O período no sertão foi crucial para que ele tivesse contato com velhos nativos e aprendesse o que chamam de “toque de viola”. “É o ato de observar a natureza e transformar os sons em música”, explica, referindo-se ao canto dos pássaros, movimento do rios, entre outros. Após duas décadas aprimorando-se como instrumentista e a posterior vinda dos filhos - que estudaram em uma escola com a Pedagogia Waldorf (metodologia que prima pelo desenvolvimento físico, espiritual, intelectual e artístico dos alunos) -, o toque de viola foi sendo incorporado à contação dos “causos”. “As canções que contavam histórias foram tornando-se em causos musicados”, diz. E são causos com mitos de todas as partes do país que misturam-se à fauna, flora, clima, tradição, imigração de cada local.
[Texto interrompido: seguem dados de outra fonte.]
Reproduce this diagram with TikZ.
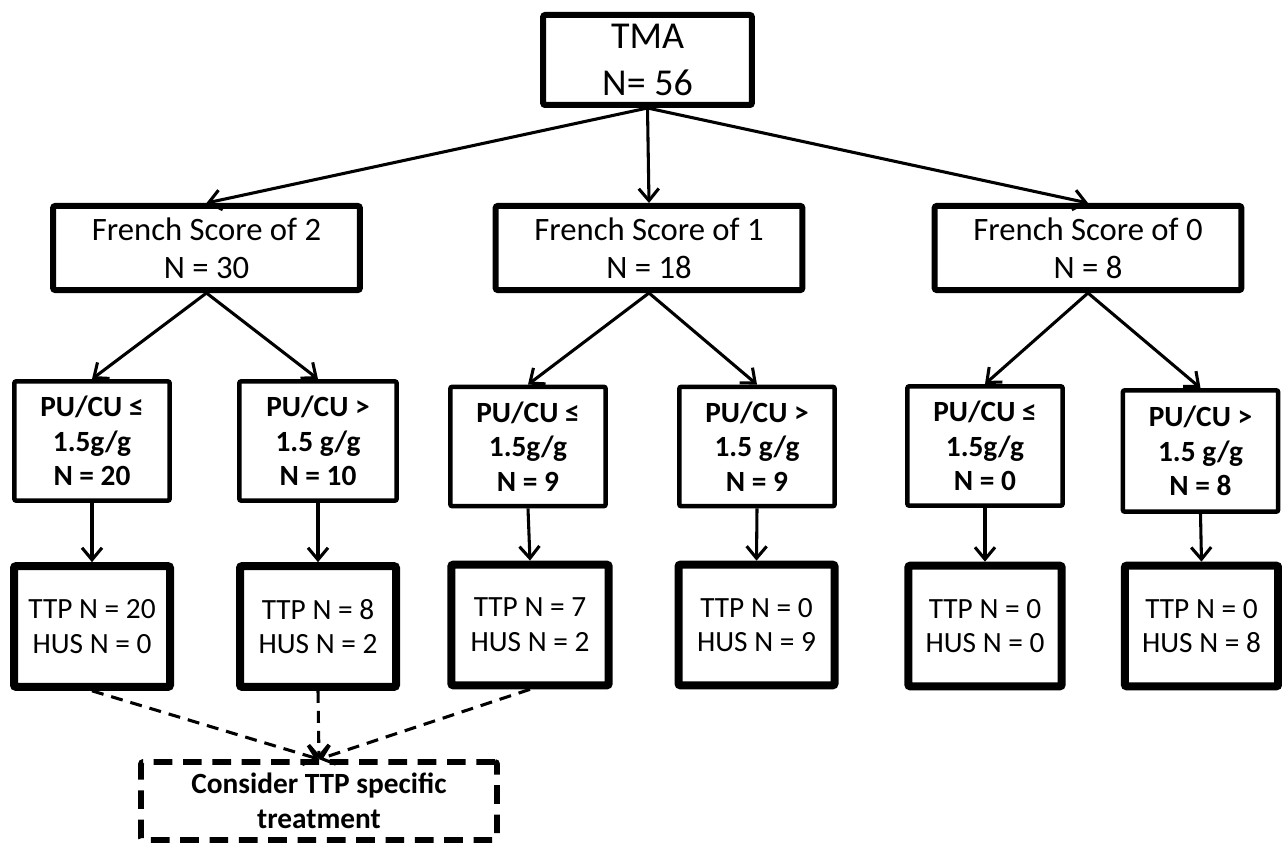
\documentclass[tikz,border=0pt]{standalone}
\usepackage{fontspec}
\setmainfont{Carlito}
\usetikzlibrary{arrows.meta}
\begin{document}
\begin{tikzpicture}[x=0.75pt,y=-0.75pt,
  box/.style={draw, rectangle, rounded corners=1.5pt, align=center, inner sep=0pt, fill=white, text=black},
  topbox/.style={box, line width=4.5pt, minimum width=156.5pt, minimum height=67.5pt, font=\fontsize{28.5}{35}\selectfont},
  frbox/.style={box, line width=4.5pt, minimum width=230pt, minimum height=63pt, font=\fontsize{24.5}{28.5}\selectfont},
  pubox/.style={box, line width=3.4pt, minimum width=116.5pt, minimum height=89.5pt, font=\bfseries\fontsize{22}{26}\selectfont},
  ttpbox/.style={box, line width=6pt, minimum width=117pt, minimum height=90.5pt, font=\fontsize{22}{26}\selectfont},
  considerbox/.style={box, line width=4.2pt, dash pattern=on 14pt off 8pt, minimum width=267pt, minimum height=58.5pt, font=\bfseries\fontsize{22}{26}\selectfont},
  arr/.style={-{Straight Barb[length=9pt,width=15pt]}, line width=2.3pt},
  darr/.style={arr, dash pattern=on 9pt off 6pt}
]
\useasboundingbox (0,0) rectangle (1282,845);

\node[topbox] (tma) at (647.5,60) {TMA\\N= 56};

\node[frbox] (f2) at (206.5,248) {French Score of 2\\N = 30};
\node[frbox] (f1) at (649,248) {French Score of 1\\N = 18};
\node[frbox] (f0) at (1088,248) {French Score of 0\\N = 8};

\node[pubox] (p1) at (92,441) {PU/CU ≤\\1.5g/g\\N = 20};
\node[pubox, minimum width=118pt] (p2) at (318,441) {PU/CU >\\1.5 g/g\\N = 10};
\node[pubox] (p3) at (528,446.5) {PU/CU ≤\\1.5g/g\\N = 9};
\node[pubox] (p4) at (757,446.5) {PU/CU >\\1.5 g/g\\N = 9};
\node[pubox] (p5) at (985,446) {PU/CU ≤\\1.5g/g\\N = 0};
\node[pubox, minimum height=91pt] (p6) at (1200.5,451) {PU/CU >\\1.5 g/g\\N = 8};

\node[ttpbox] (t1) at (92,626.5) {TTP N = 20\\HUS N = 0};
\node[ttpbox] (t2) at (318,626.5) {TTP N = 8\\HUS N = 2};
\node[ttpbox, minimum width=118pt] (t3) at (530,625) {TTP N = 7\\HUS N = 2};
\node[ttpbox] (t4) at (756.5,625) {TTP N = 0\\HUS N = 9};
\node[ttpbox, minimum width=115pt] (t5) at (985,626) {TTP N = 0\\HUS N = 0};
\node[ttpbox, minimum width=115pt] (t6) at (1201.5,626) {TTP N = 0\\HUS N = 8};

\node[considerbox] (c) at (319,801) {Consider TTP specific\\treatment};

\draw[arr] (tma.south) -- (f2.north);
\draw[arr] (tma.south) -- (f1.north);
\draw[arr] (tma.south) -- (f0.north);

\draw[arr] (f2.south) -- (p1.north);
\draw[arr] (f2.south) -- (p2.north);
\draw[arr] (f1.south) -- (p3.north);
\draw[arr] (f1.south) -- (p4.north);
\draw[arr] (f0.south) -- (p5.north);
\draw[arr] (f0.south) -- (p6.north);

\draw[arr] (p1.south) -- (t1.north);
\draw[arr] (p2.south) -- (t2.north);
\draw[arr] (p3.south) -- (t3.north);
\draw[arr] (p4.south) -- (t4.north);
\draw[arr] (p5.south) -- (t5.north);
\draw[arr] (p6.south) -- (t6.north);

\draw[darr] (t1.south) -- (c.north);
\draw[darr] (t2.south) -- (c.north);
\draw[darr] (t3.south) -- (c.north);
\end{tikzpicture}
\end{document}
Esse foi o início de um trabalho que tem rendido muitas experiências e descobertas ao público infantil e adulto que vão atrás dos causos de Freire. “O mito não existe à toa. Tudo o que tem nome existe”, brinca, sobre as várias histórias que inventou, todas baseadas em personagens da mitologia brasileira, fruto de pesquisa e vivência. Para ele, essa força intrínseca dos mitos, inclusive, é o que move interesse nas crianças. “Não me preocupo em transpor as histórias para o universo e tempo atual. Basta mostrar e cutucar um pouco para que o interesse apareça naturalmente. Depois de uma apresentação, ouvi de uma criança: “Fazia tempo que eu não imaginava tanto.” Quer algo mais bonito de se ouvir?”, conta, acrescentando que os adultos também sentem-se à vontade para contar causos que conhecem ou fizeram parte de suas vidas.
Não à toa, a contação de causos para crianças do violeiro foi aprimorada pelo projeto Sesc de Santa Catarina, o qual o possibilitou, por mais de dez anos (2003-2013), correr o estado catarinense com o “Baú de Histórias”. “Em 2015, lancei o CD infantil “Violinha Contadeira”, com músicas e causos para as crianças, patrocinado pelo FICC (Fundo de Investimentos Culturais de Campinas). É um projeto que se fortaleceu nos espetáculos de contação de história que venho fazendo para a meninada”. Em 2015 e 2016, através do projeto “Sonora Brasil”, do SESC nacional, Freire realizou 130 apresentações por todo o país, junto com o violeiro Levi Ramiro, nos quais abasteceu ainda mais seu repertório de causos. Na sequência, lançou o CD “Pórva” (2016), solo de viola, com 12 temas instrumentais. No momento o violeiro, dedica-se para finalizar um trabalho em homenagem ao Inezita Barroso.